Submit Tensorflow Job with specified role sequence
The Distributed Tensorflow job has some roles, includes: Worker,PS,Chief,Evaluator. Sometimes, you may need to decide the sequence when creating them, for example, you may need to create "Worker" role firstly and then create "PS" role, This guide will help you.
1. Now, assume that you want to submit a Distributed Tensorflow job,the tensorflow job has four roles: Worker,PS,Chief,Evaluator and you need the role starting sequence is "Worker,Chief,PS,Evaluator", it is simple for you only add option "--role-sequence" when submitting the job,the following command is an example:
$ arena submit tfjob \
--name=tf-distributed-test \
--role-sequence "Worker,Chief,PS,Evaluator" \
--chief \
--evaluator \
--gpus=1 \
--workers=1 \
--worker-image=cheyang/tf-mnist-distributed:gpu \
--ps-image=cheyang/tf-mnist-distributed:cpu \
--ps=1 \
--tensorboard \
--tensorboard-image="registry.cn-hongkong.aliyuncs.com/ai-samples/tensorflow:1.12.0-devel" \
"python /app/main.py"
the "--role-sequence Worker,Chief,PS,Evaluator" is the same as "--role-sequence w,c,p,e" and "w" represents "Worker", "c" represents "Chief", "p" represents "PS" and "e" represents "Evaluator".
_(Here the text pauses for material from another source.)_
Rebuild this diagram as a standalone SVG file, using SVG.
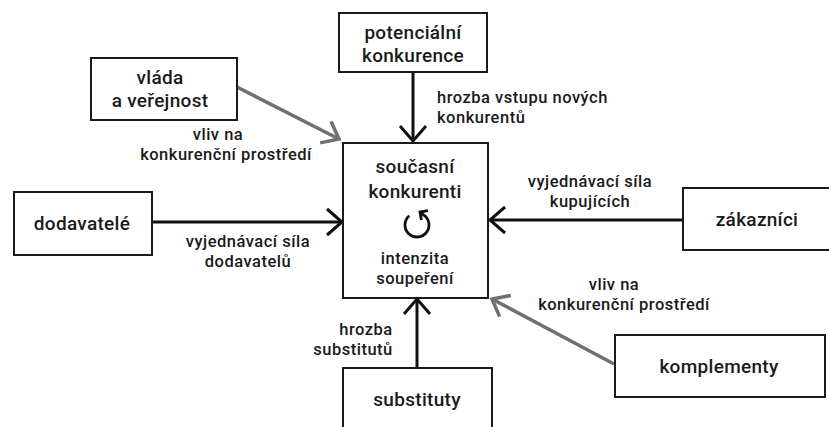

- Make sure at least one pod belonging to the tfjob "tf-distributed-test" has annotation "job-role-sequence=Worker,Chief,PS,Evaluator":
$ kubectl get po -l tf-job-name=tf-distributed-test
NAME READY STATUS RESTARTS AGE
tf-distributed-test-chief-0 0/1 ContainerCreating 0 5m47s
tf-distributed-test-evaluator-0 0/1 ContainerCreating 0 5m47s
tf-distributed-test-ps-0 1/1 Running 0 5m47s
tf-distributed-test-worker-0 0/1 ContainerCreating 0 5m47s
$ kubectl get po tf-distributed-test-worker-0 -o yaml
apiVersion: v1
kind: Pod
metadata:
annotations:
job-role-sequence: Worker,Chief,PS,Evaluator
kubernetes.io/psp: ack.privileged
requestGPUsOfJobOwner: "3"
creationTimestamp: 2021-02-22T03:07:49Z
....
- You can validate it by querying the tf-operator logs.
$ kubectl get po -n arena-system
NAME READY STATUS RESTARTS AGE
et-operator-576887864c-lvmrs 1/1 Running 1 19d
mpi-operator-66b4cf9b76-kl2fm 1/1 Running 0 26d
pytorch-operator-8545c46f98-cffgw 1/1 Running 4 26d
tf-job-dashboard-78478bfc45-msbzn 1/1 Running 0 19d
tf-job-operator-554d594cff-5vxfg 1/1 Running 0 101m
Query the logs of tf-job-operator-554d594cff-5vxfg.
$ kubectl logs tf-job-operator-554d594cff-5vxfg -n arena-system | grep "the Role Sequence" | tail -n 1
{"filename":"tensorflow/controller.go:453","job":"default.tf-distributed-test","level":"info","msg":"the Role Sequence of job tf-distributed-test is: [Worker Chief PS Evaluator]","time":"2021-02-01T13:22:23Z","uid":"7db02629-4591-4e0c-a938-c6e4a1cfc074"}
As you see the sequence of tf-operator handles the tfjob roles is matched the sequence you specified.
If you don't want to specify the role sequence every time when submitting the tfjob, you can save the role sequence to the arena configuration file "~/.arena/config", like:
tfjob_role_sequence = Worker,PS,Chief,Evaluator
or
tfjob_role_sequence = w,p,c,e